ROMNEY: We cannot—we cannot afford to do those things without jeopardizing the future for our kids. It is simply immoral, in my view, for us to continue to rack up larger and larger debts and pass them on to our kids, knowing full well that we’ll all be dead and gone before it’s paid off. It makes no sense at all.

 

2 comments:

Anonymous said...

It's a bit of a curious thing that he would claim that federal disaster relief is immoral, but maybe it's quite telling. Everyone is tapdancing away from his background as a Mormon, but I would think that it would have at least have some impact on his ethical bearing. But it's also a bit conflicted. The Mormon church, from what little I've ascertained, has as its tenets the practice of tithing, giving a tenth of your income to the church, as well as the idea of a beehive as a effective paradigm for societal structure. To me, taxes and government programs that enhance the needs of families are the charter of all governments, local, state and federal, as society is nothing more than a collection of families, we don't have an agenda. It doesn't seem so far afield from his church's practices..... but I guess therein lies the rub ....

You have to be a member of Romney's church.

If only he could envision making his beehive bigger -
like the size of the planet .....

But he, too, is a product of the game. The carrot on the end of the stick. There's a quote that is attributed to T. S. Eliot to the effect that poor people are in collusion with rich people's politics even to their own detriment because they, too, hope to be rich one day. I guess one could say it's the new American Dream, except its actually the old one. This country was founded by a group of wealthy white landowners who proclaimed the name of god and destiny to excuse their treatment of the indigenous people and started a war because they didn't want to pay their taxes. Don't worry about the debt, Mitt, and the rest of your fear-mongering... I'm sure you and your old boys will figure out a way around that, too... the only children you're concerned about are the ones you consider worth considering ..... and we'll be the ones to foot the bill, as we are only just worker bees.



Blue Heron said...

Cogent and well reasoned analysis.
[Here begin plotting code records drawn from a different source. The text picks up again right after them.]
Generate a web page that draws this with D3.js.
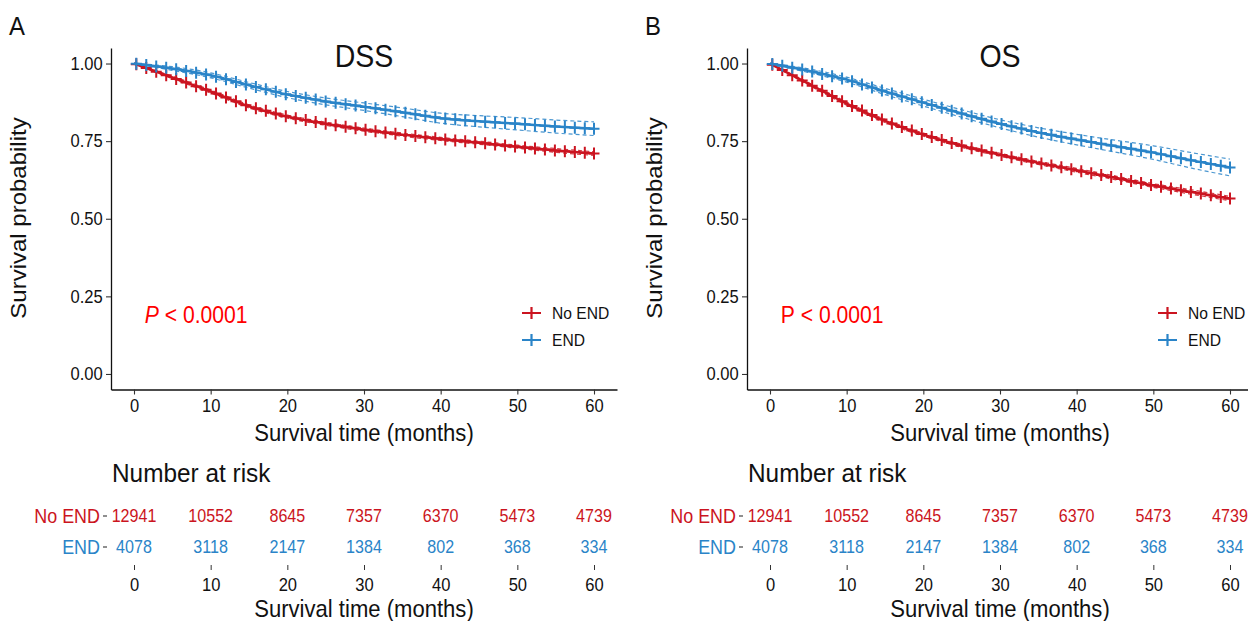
<!DOCTYPE html>
<html><head><meta charset="utf-8">
<script src="https://cdn.jsdelivr.net/npm/d3@7"></script>
<style>body{margin:0;background:#fff}svg{display:block;font-family:"Liberation Sans",Arial,sans-serif}</style>
</head><body><svg id="c" width="1248" height="621"></svg>
<script>
const months = [0,5,10,15,20,25,30,35,40,45,50,55,60];
const groups = ["No END","END"];
const colors = ["#CB1420","#2A84C8"];
const xTicks = [0,10,20,30,40,50,60];
const yTicks = [0,0.25,0.5,0.75,1];
const riskNoEND = [12941,10552,8645,7357,6370,5473,4739];
const riskEND = [4078,3118,2147,1384,802,368,334];

const dssNoEND = [1.000,0.955,0.910,0.862,0.829,0.806,0.787,0.771,0.757,0.745,0.732,0.720,0.710];
const dssNoENDlo = [1.000,0.951,0.905,0.857,0.824,0.801,0.782,0.766,0.752,0.740,0.727,0.714,0.704];
const dssNoENDhi = [1.000,0.959,0.915,0.867,0.834,0.811,0.792,0.776,0.762,0.750,0.737,0.726,0.716];
const dssEND = [1.000,0.984,0.962,0.930,0.900,0.878,0.861,0.843,0.824,0.814,0.806,0.797,0.790];
const dssENDlo = [1.000,0.978,0.954,0.921,0.890,0.867,0.849,0.829,0.808,0.796,0.786,0.776,0.768];
const dssENDhi = [1.000,0.990,0.970,0.939,0.910,0.889,0.873,0.857,0.840,0.832,0.826,0.818,0.812];

const osNoEND = [1.000,0.935,0.871,0.815,0.771,0.735,0.706,0.680,0.656,0.632,0.607,0.586,0.565];
const osNoENDlo = [1.000,0.931,0.866,0.810,0.766,0.730,0.701,0.675,0.650,0.626,0.601,0.579,0.558];
const osNoENDhi = [1.000,0.939,0.876,0.820,0.776,0.740,0.711,0.685,0.662,0.638,0.613,0.593,0.572];
const osEND = [1.000,0.977,0.948,0.910,0.874,0.839,0.806,0.778,0.755,0.734,0.713,0.688,0.665];
const osENDlo = [1.000,0.971,0.940,0.900,0.863,0.827,0.793,0.763,0.738,0.715,0.691,0.663,0.638];
const osENDhi = [1.000,0.983,0.956,0.920,0.885,0.851,0.819,0.793,0.772,0.753,0.735,0.713,0.692];

const censorTimes = [0.3,1.6,2.9,4.2,5.5,6.8,8.1,9.4,10.7,12.0,13.3,14.6,15.9,17.2,18.5,19.8,21.1,22.4,23.7,25.0,26.3,27.6,28.9,30.2,31.5,32.8,34.1,35.4,36.7,38.0,39.3,40.6,41.9,43.2,44.5,45.8,47.1,48.4,49.7,51.0,52.3,53.6,54.9,56.2,57.5,58.8,60.0];

const SQ = 0.92;
const svg = d3.select("#c");

function T(parent, x, y, s, size, opt={}){
  const t = parent.append("text")
    .attr("transform", opt.rot ? `translate(${x},${y}) rotate(-90) scale(1,${SQ})` : `translate(${x},${y}) scale(${SQ},1)`)
    .attr("font-size", size).attr("fill", opt.fill || "#111")
    .attr("text-anchor", opt.anchor || "start");
  if (opt.central) t.attr("dominant-baseline","central");
  if (s !== null) t.text(s);
  return t;
}

function styleAxis(a, size){
  a.selectAll("text").attr("font-size", size).attr("fill","#111")
    .attr("font-family","Liberation Sans, Arial, sans-serif")
    .attr("transform", `scale(${SQ},1)`);
}

function panel(ox, letter, title, series, italicP){
  const g = svg.append("g");
  const x = d3.scaleLinear().domain([-3,63]).range([ox, ox+506]);
  const y = d3.scaleLinear().domain([-0.05,1.05]).range([389.5, 48]);
  T(g, ox-102, 35, letter, 26);
  T(g, x(30), 67, title, 31, {anchor:"middle"});
  // axes
  const ya = g.append("g").attr("transform",`translate(${ox},0)`)
    .call(d3.axisLeft(y).tickValues(yTicks).tickFormat(d3.format(".2f")).tickSize(5).tickPadding(4).tickSizeOuter(0));
  const xa = g.append("g").attr("transform",`translate(0,389.5)`)
    .call(d3.axisBottom(x).tickValues(xTicks).tickSize(5).tickPadding(5).tickSizeOuter(0));
  [ya,xa].forEach(a=>{a.select(".domain").attr("stroke","#111").attr("stroke-width",1.3);
    a.selectAll(".tick line").attr("stroke","#333").attr("stroke-width",1.1);
    styleAxis(a, 18);});
  T(g, ox-93, 218, "Survival probability", 24, {rot:true, anchor:"middle", central:true});
  T(g, x(30), 441, "Survival time (months)", 24, {anchor:"middle"});

  const line = d3.line().x(d=>x(d[0])).y(d=>y(d[1])).curve(d3.curveMonotoneX);
  series.forEach((s,i)=>{
    const col = colors[i];
    [s.lo, s.hi].forEach(b=>{
      g.append("path").attr("d", line(months.map((m,k)=>[m,b[k]]))).attr("fill","none")
        .attr("stroke",col).attr("stroke-width",1.2).attr("stroke-dasharray","4,3").attr("opacity",0.85);
    });
    g.append("path").attr("d", line(months.map((m,k)=>[m,s.v[k]]))).attr("fill","none")
      .attr("stroke",col).attr("stroke-width",2.5);
    const interp = t => { const k = Math.min(months.length-2, Math.floor(t/5)); const f=(t-months[k])/5; return s.v[k]+(s.v[k+1]-s.v[k])*f; };
    g.append("g").selectAll("path").data(censorTimes).join("path")
      .attr("d", t=>{const cx=x(t), cy=y(interp(t)); return `M${cx-5.5},${cy}H${cx+5.5}M${cx},${cy-6}V${cy+6}`;})
      .attr("stroke",col).attr("stroke-width",2).attr("fill","none");
  });
  // p value
  const pt = T(g, x(1.4), y(0.19), null, 23, {fill:"#FF0000", central:true});
  pt.append("tspan").attr("font-style", italicP ? "italic":"normal").text("P");
  pt.append("tspan").text(" < 0.0001");
  // legend
  groups.forEach((gr,i)=>{
    const ly = 313 + i*27, lx = ox+411;
    g.append("path").attr("d",`M${lx},${ly}H${lx+19}M${lx+9.5},${ly-6}V${ly+6}`).attr("stroke",colors[i]).attr("stroke-width",2.2);
    T(g, lx+30, ly, gr, 17, {central:true});
  });
  // risk table
  T(g, ox+1, 482, "Number at risk", 26.5);
  const rows = [riskNoEND, riskEND];
  const ry = [516, 547];
  rows.forEach((r,i)=>{
    T(g, ox-11, ry[i], groups[i], 19.5, {anchor:"end", central:true, fill:colors[i]});
    g.append("line").attr("x1",ox-8).attr("x2",ox-4).attr("y1",ry[i]).attr("y2",ry[i]).attr("stroke","#333").attr("stroke-width",1.1);
    const rg = g.append("g");
    r.forEach((d,k)=>T(rg, x(xTicks[k]), ry[i], String(d), 17.5, {anchor:"middle", central:true, fill:colors[i]}));
  });
  const ra = g.append("g").attr("transform","translate(0,565)")
    .call(d3.axisBottom(x).tickValues(xTicks).tickSize(5).tickPadding(8).tickSizeOuter(0));
  ra.select(".domain").remove();
  ra.selectAll(".tick line").attr("stroke","#333");
  styleAxis(ra, 18);
  T(g, x(30), 617, "Survival time (months)", 24, {anchor:"middle"});
}

panel(111, "A", "DSS", [{v:dssNoEND, lo:dssNoENDlo, hi:dssNoENDhi},{v:dssEND, lo:dssENDlo, hi:dssENDhi}], true);
panel(747, "B", "OS", [{v:osNoEND, lo:osNoENDlo, hi:osNoENDhi},{v:osEND, lo:osENDlo, hi:osENDhi}], false);
</script></body></html>
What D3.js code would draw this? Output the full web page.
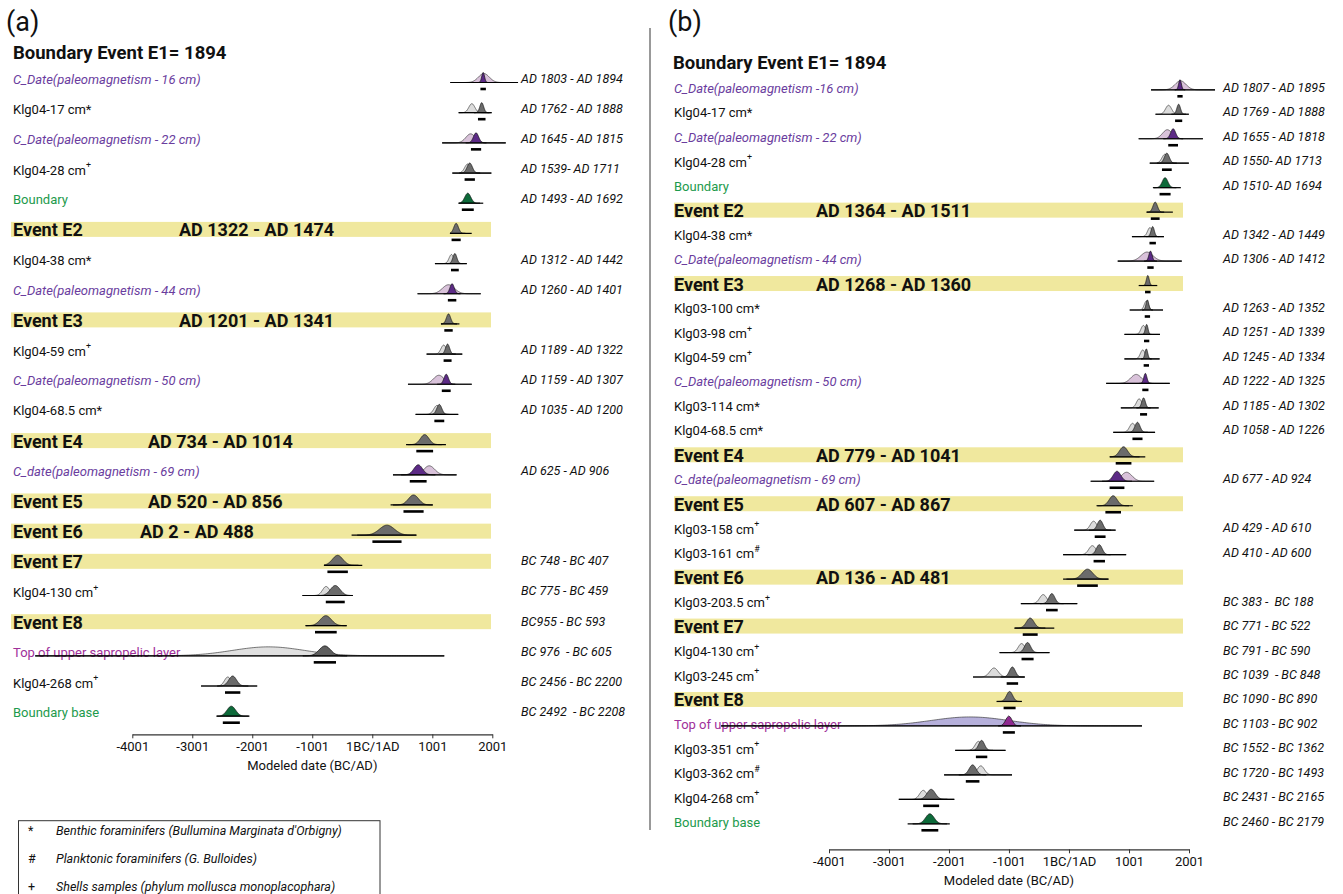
<!DOCTYPE html>
<html><head><meta charset="utf-8">
<script src="https://cdn.jsdelivr.net/npm/d3@7"></script>
<style>
body{margin:0;background:#fff}
svg{display:block}
text{font-family:Roboto,"Noto Sans",sans-serif;white-space:pre}
</style>
</head><body>
<svg id="c" width="1343" height="894"></svg>
<script>
// ---------------- DATA ----------------
const axisTicks = [-4001, -3001, -2001, -1001, 0, 1001, 2001];
const axisTickLabels = ['-4001', '-3001', '-2001', '-1001', '1BC/1AD', '1001', '2001'];
const axisTitle = 'Modeled date (BC/AD)';
const panelLabels = ['(a)', '(b)'];
const headerText = 'Boundary Event E1= 1894';

const labelsA = ['C_Date(paleomagnetism - 16 cm)', 'Klg04-17 cm*', 'C_Date(paleomagnetism - 22 cm)', 'Klg04-28 cm+', 'Boundary',
  'Event E2', 'Klg04-38 cm*', 'C_Date(paleomagnetism - 44 cm)', 'Event E3', 'Klg04-59 cm+', 'C_Date(paleomagnetism - 50 cm)',
  'Klg04-68.5 cm*', 'Event E4', 'C_date(paleomagnetism - 69 cm)', 'Event E5', 'Event E6', 'Event E7', 'Klg04-130 cm+',
  'Event E8', 'Top of upper sapropelic layer', 'Klg04-268 cm+', 'Boundary base'];
const kindsA = ['cdate', 'sample', 'cdate', 'sample', 'boundary', 'event', 'sample', 'cdate', 'event', 'sample', 'cdate',
  'sample', 'event', 'cdate', 'event', 'event', 'event', 'sample', 'event', 'top', 'sample', 'boundary'];
const rangeA = [[1803, 1894], [1762, 1888], [1645, 1815], [1539, 1711], [1493, 1692], [1322, 1474], [1312, 1442], [1260, 1401],
  [1201, 1341], [1189, 1322], [1159, 1307], [1035, 1200], [734, 1014], [625, 906], [520, 856], [2, 488], [-748, -407],
  [-775, -459], [-955, -593], [-976, -605], [-2456, -2200], [-2492, -2208]];
const rightTextA = ['AD 1803 - AD 1894', 'AD 1762 - AD 1888', 'AD 1645 - AD 1815', 'AD 1539- AD 1711', 'AD 1493 - AD 1692', null,
  'AD 1312 - AD 1442', 'AD 1260 - AD 1401', null, 'AD 1189 - AD 1322', 'AD 1159 - AD 1307', 'AD 1035 - AD 1200', null,
  'AD 625 - AD 906', null, null, 'BC 748 - BC 407', 'BC 775 - BC 459', 'BC955 - BC 593', 'BC 976  - BC 605',
  'BC 2456 - BC 2200', 'BC 2492  - BC 2208'];
const bandTextA = [null, null, null, null, null, 'AD 1322 - AD 1474', null, null, 'AD 1201 - AD 1341', null, null, null,
  'AD 734 - AD 1014', null, 'AD 520 - AD 856', 'AD 2 - AD 488', null, null, null, null, null, null];
const priorA = [[1860, 90], [1660, 50], [1640, 80], [1590, 50], null, null, [1320, 40], [1270, 100], null, [1190, 45], [1110, 90],
  [1080, 55], null, [950, 90], null, null, null, [-770, 60], null, [-1730, 600], [-2410, 55], null];
const extentA = [[1300, 2430], [1440, 1990], [1165, 2225], [1335, 1985], [1440, 1850], [1296, 1658], [1045, 1576], [755, 1808],
  [1145, 1453], [906, 1500], [595, 1658], [722, 1433], [563, 1228], [345, 1405], [305, 1008], [-345, 735], [-805, -167],
  [-1165, -325], [-1112, -427], [-5620, 1200], [-2855, -1919], [-2595, -2048]];

const labelsB = ['C_Date(paleomagnetism -16 cm)', 'Klg04-17 cm*', 'C_Date(paleomagnetism - 22 cm)', 'Klg04-28 cm+', 'Boundary',
  'Event E2', 'Klg04-38 cm*', 'C_Date(paleomagnetism - 44 cm)', 'Event E3', 'Klg03-100 cm*', 'Klg03-98 cm+', 'Klg04-59 cm+',
  'C_Date(paleomagnetism - 50 cm)', 'Klg03-114 cm*', 'Klg04-68.5 cm*', 'Event E4', 'C_date(paleomagnetism - 69 cm)', 'Event E5',
  'Klg03-158 cm+', 'Klg03-161 cm#', 'Event E6', 'Klg03-203.5 cm+', 'Event E7', 'Klg04-130 cm+', 'Klg03-245 cm+', 'Event E8',
  'Top of upper sapropelic layer', 'Klg03-351 cm+', 'Klg03-362 cm#', 'Klg04-268 cm+', 'Boundary base'];
const kindsB = ['cdate', 'sample', 'cdate', 'sample', 'boundary', 'event', 'sample', 'cdate', 'event', 'sample', 'sample', 'sample',
  'cdate', 'sample', 'sample', 'event', 'cdate', 'event', 'sample', 'sample', 'event', 'sample', 'event', 'sample', 'sample', 'event',
  'top', 'sample', 'sample', 'sample', 'boundary'];
const rangeB = [[1807, 1895], [1769, 1888], [1655, 1818], [1550, 1713], [1510, 1694], [1364, 1511], [1342, 1449], [1306, 1412],
  [1268, 1360], [1263, 1352], [1251, 1339], [1245, 1334], [1222, 1325], [1185, 1302], [1058, 1226], [779, 1041], [677, 924],
  [607, 867], [429, 610], [410, 600], [136, 481], [-383, -188], [-771, -522], [-791, -590], [-1039, -848], [-1090, -890],
  [-1103, -902], [-1552, -1362], [-1720, -1493], [-2431, -2165], [-2460, -2179]];
const rightTextB = ['AD 1807 - AD 1895', 'AD 1769 - AD 1888', 'AD 1655 - AD 1818', 'AD 1550- AD 1713', 'AD 1510- AD 1694', null,
  'AD 1342 - AD 1449', 'AD 1306 - AD 1412', null, 'AD 1263 - AD 1352', 'AD 1251 - AD 1339', 'AD 1245 - AD 1334',
  'AD 1222 - AD 1325', 'AD 1185 - AD 1302', 'AD 1058 - AD 1226', null, 'AD 677 - AD 924', null, 'AD 429 - AD 610',
  'AD 410 - AD 600', null, 'BC 383 -  BC 188', 'BC 771 - BC 522', 'BC 791 - BC 590', 'BC 1039  - BC 848', 'BC 1090 - BC 890',
  'BC 1103 - BC 902', 'BC 1552 - BC 1362', 'BC 1720 - BC 1493', 'BC 2431 - BC 2165', 'BC 2460 - BC 2179'];
const bandTextB = [null, null, null, null, null, 'AD 1364 - AD 1511', null, null, 'AD 1268 - AD 1360', null, null, null, null,
  null, null, 'AD 779 - AD 1041', null, 'AD 607 - AD 867', null, null, 'AD 136 - AD 481', null, null, null, null, null, null,
  null, null, null, null];
const priorB = [[1860, 90], [1660, 50], [1640, 80], [1600, 50], null, null, [1350, 40], [1300, 100], null, [1290, 35], [1240, 40],
  [1230, 40], [1120, 90], [1170, 45], [1060, 50], null, [960, 90], null, [410, 55], [390, 60], null, [-430, 60], null, [-790, 55],
  [-1250, 70], null, [-1650, 650], [-1510, 55], [-1470, 60], [-2430, 60], null];
const extentB = [[1368, 2435], [1443, 1998], [1162, 2233], [1347, 1998], [1399, 1865], [1295, 1732], [1050, 1583], [813, 1880],
  [1162, 1472], [1013, 1568], [925, 1517], [925, 1510], [620, 1680], [865, 1495], [738, 1435], [680, 1272], [362, 1420],
  [458, 1065], [88, 777], [-98, 953], [-98, 658], [-802, 138], [-912, -245], [-1157, -325], [-1600, -733], [-1208, -787],
  [-5800, 1217], [-1897, -1058], [-2082, -950], [-2837, -1912], [-2690, -1987]];

const legendSymbols = ['*', '#', '+'];
const legendTexts = ["Benthic foraminifers (Bullumina Marginata d'Orbigny)", 'Planktonic foraminifers (G. Bulloides)',
  'Shells samples (phylum mollusca monoplacophara)'];

// ---------------- STYLE / LAYOUT ----------------
const FONT = 'Roboto, "Noto Sans", sans-serif';
const styleA = {
  sample: { text: '#111', prior: '#dcdcdc', post: '#6b6b6b' },
  cdate: { text: '#6a3d9e', italic: true, prior: '#d9c2da', post: '#5c2a86' },
  boundary: { text: '#1d9a4c', post: '#0d6a3a' },
  event: { text: '#111', bold: true, post: '#6b6b6b' },
  top: { text: '#a0309a', prior: '#e0e0e0', post: '#5e5e5e' }
};
const styleB = Object.assign({}, styleA, { top: { text: '#a0309a', prior: '#b6b0db', post: '#8f2a90' } });

const panels = [
  { labels: labelsA, kinds: kindsA, range: rangeA, right: rightTextA, band: bandTextA, prior: priorA, extent: extentA,
    style: styleA, xr: [132.3, 492.3], yr: [79, 712.7], axisY: 734.3, titleY: 770, labelX: 13, rightX: 521,
    bandX: [11, 491], bandTextX: [179, 179, 148, 148, 140], baseOff: 3.5, barOff: 10, tag: [6, 31], header: [13, 59] },
  { labels: labelsB, kinds: kindsB, range: rangeB, right: rightTextB, band: bandTextB, prior: priorB, extent: extentB,
    style: styleB, xr: [829, 1189], yr: [88.3, 822.3], axisY: 849.3, titleY: 885, labelX: 674, rightX: 1223,
    bandX: [674, 1183], bandTextX: [816, 816, 816, 816, 816], baseOff: 1.5, barOff: 8, tag: [668, 31], header: [673, 69] }
];

const svg = d3.select('#c');
const dens = (v, mu, sd) => Math.exp(-0.5 * ((v - mu) / sd) ** 2);

function writeLabel(sel, str) {
  const last = str.slice(-1);
  if (last === '+' || last === '#') {
    sel.append('tspan').text(str.slice(0, -1));
    sel.append('tspan').attr('font-size', '0.68em').attr('dy', '-0.5em').text(last);
  } else sel.text(str);
}

panels.forEach((p, pi) => {
  const g = svg.append('g');
  const x = d3.scaleLinear().domain([axisTicks[0], axisTicks[axisTicks.length - 1]]).range(p.xr);
  const y = d3.scalePoint().domain(d3.range(p.labels.length)).range(p.yr);

  g.append('text').attr('x', p.tag[0]).attr('y', p.tag[1]).attr('font-size', 27).attr('fill', '#111').text(panelLabels[pi]);
  g.append('text').attr('x', p.header[0]).attr('y', p.header[1]).attr('font-size', 18.5).attr('font-weight', 700)
    .attr('fill', '#111').text(headerText);

  // bands
  let ev = 0;
  p.kinds.forEach((k, i) => {
    if (k !== 'event') return;
    g.append('rect').attr('x', p.bandX[0]).attr('width', p.bandX[1] - p.bandX[0])
      .attr('y', y(i) - 8).attr('height', 15).attr('fill', '#f0e89e');
  });

  // labels
  p.labels.forEach((lab, i) => {
    const k = p.kinds[i], st = p.style[k];
    const t = g.append('text').attr('x', p.labelX).attr('y', y(i)).attr('dominant-baseline', 'central')
      .attr('fill', st.text).attr('font-size', k === 'event' ? 18 : 13)
      .attr('font-weight', st.bold ? 700 : 400).attr('font-style', st.italic ? 'italic' : 'normal');
    writeLabel(t, lab);
    if (p.band[i]) {
      g.append('text').attr('x', p.bandTextX[ev]).attr('y', y(i)).attr('dominant-baseline', 'central')
        .attr('font-size', 18).attr('font-weight', 700).attr('fill', '#111').text(p.band[i]);
    }
    if (k === 'event') ev++;
    if (p.right[i]) {
      g.append('text').attr('x', p.rightX).attr('y', y(i) - 1).attr('dominant-baseline', 'central')
        .attr('font-size', 12.5).attr('font-style', 'italic').attr('fill', '#111').text(p.right[i]);
    }
  });

  // distributions
  p.labels.forEach((lab, i) => {
    const k = p.kinds[i], st = p.style[k];
    const base = y(i) + p.baseOff;
    const [e0, e1] = p.extent[i];
    const n = 240;
    const pts = d3.range(n + 1).map(j => e0 + (e1 - e0) * j / n);
    const area = h => d3.area().x(d => x(d[0])).y0(base).y1(d => base - h * d[1]);
    if (p.prior[i]) {
      const [mu, sd] = p.prior[i];
      g.append('path').datum(pts.map(v => [v, dens(v, mu, sd)]))
        .attr('d', area(9)).attr('fill', st.prior).attr('stroke', '#222').attr('stroke-width', 0.6);
    }
    const [lo, hi] = p.range[i];
    const mu = (lo + hi) / 2, sd = (hi - lo) / 3.92;
    const pp = pts.filter(v => Math.abs(v - mu) < 4 * sd);
    g.append('path').datum(pp.map(v => [v, dens(v, mu, sd)]))
      .attr('d', area(10)).attr('fill', st.post).attr('stroke', '#111').attr('stroke-width', 0.7);
    g.append('line').attr('x1', x(e0)).attr('x2', x(e1)).attr('y1', base).attr('y2', base)
      .attr('stroke', '#000').attr('stroke-width', 1.2);
    g.append('line').attr('x1', x(lo)).attr('x2', x(hi)).attr('y1', y(i) + p.barOff).attr('y2', y(i) + p.barOff)
      .attr('stroke', '#000').attr('stroke-width', 2.6);
  });

  // axis
  const ax = g.append('g').attr('transform', `translate(0,${p.axisY})`)
    .call(d3.axisBottom(x).tickValues(axisTicks).tickFormat((d, i) => axisTickLabels[i]).tickSizeInner(4).tickSizeOuter(0));
  ax.select('.domain').attr('stroke', '#333').attr('stroke-width', 1.2);
  ax.selectAll('.tick line').attr('stroke', '#333');
  ax.selectAll('text').attr('font-family', FONT).attr('font-size', 13).attr('fill', '#111');
  g.append('text').attr('x', (p.xr[0] + p.xr[1]) / 2).attr('y', p.titleY).attr('text-anchor', 'middle')
    .attr('font-size', 13).attr('fill', '#111').text(axisTitle);
});

// divider
svg.append('line').attr('x1', 650).attr('x2', 650).attr('y1', 28).attr('y2', 830).attr('stroke', '#555').attr('stroke-width', 1.2);

// legend
const lg = svg.append('g');
lg.append('rect').attr('x', 18.5).attr('y', 820.7).attr('width', 361.5).attr('height', 100)
  .attr('fill', 'none').attr('stroke', '#333').attr('stroke-width', 1);
const ly = d3.scalePoint().domain(d3.range(legendTexts.length)).range([830.7, 886]);
legendTexts.forEach((t, i) => {
  lg.append('text').attr('x', 28).attr('y', ly(i)).attr('dominant-baseline', 'central').attr('font-size', 12.5)
    .attr('fill', '#111').text(legendSymbols[i]);
  lg.append('text').attr('x', 56).attr('y', ly(i)).attr('dominant-baseline', 'central').attr('font-size', 12.5)
    .attr('font-style', 'italic').attr('fill', '#111').text(t);
});
</script>
</body></html>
I once heard a woman expound on the beehive metaphor, Utah is the beehive state after all. She said that although the LDS religion is thought of as essentially patriarchal, the beehive is actually ruled by the queens.

Forgetting about culture and theology for a second, my pragmatic side says that states would much disaster relief up far worse than the federal government ever could. And poor states like Mississippi would plain be shit out of luck.

In the America I grew up in, we knew that at certain point we all had to take care of each other, especially the weakest among us. Now here I am getting theological.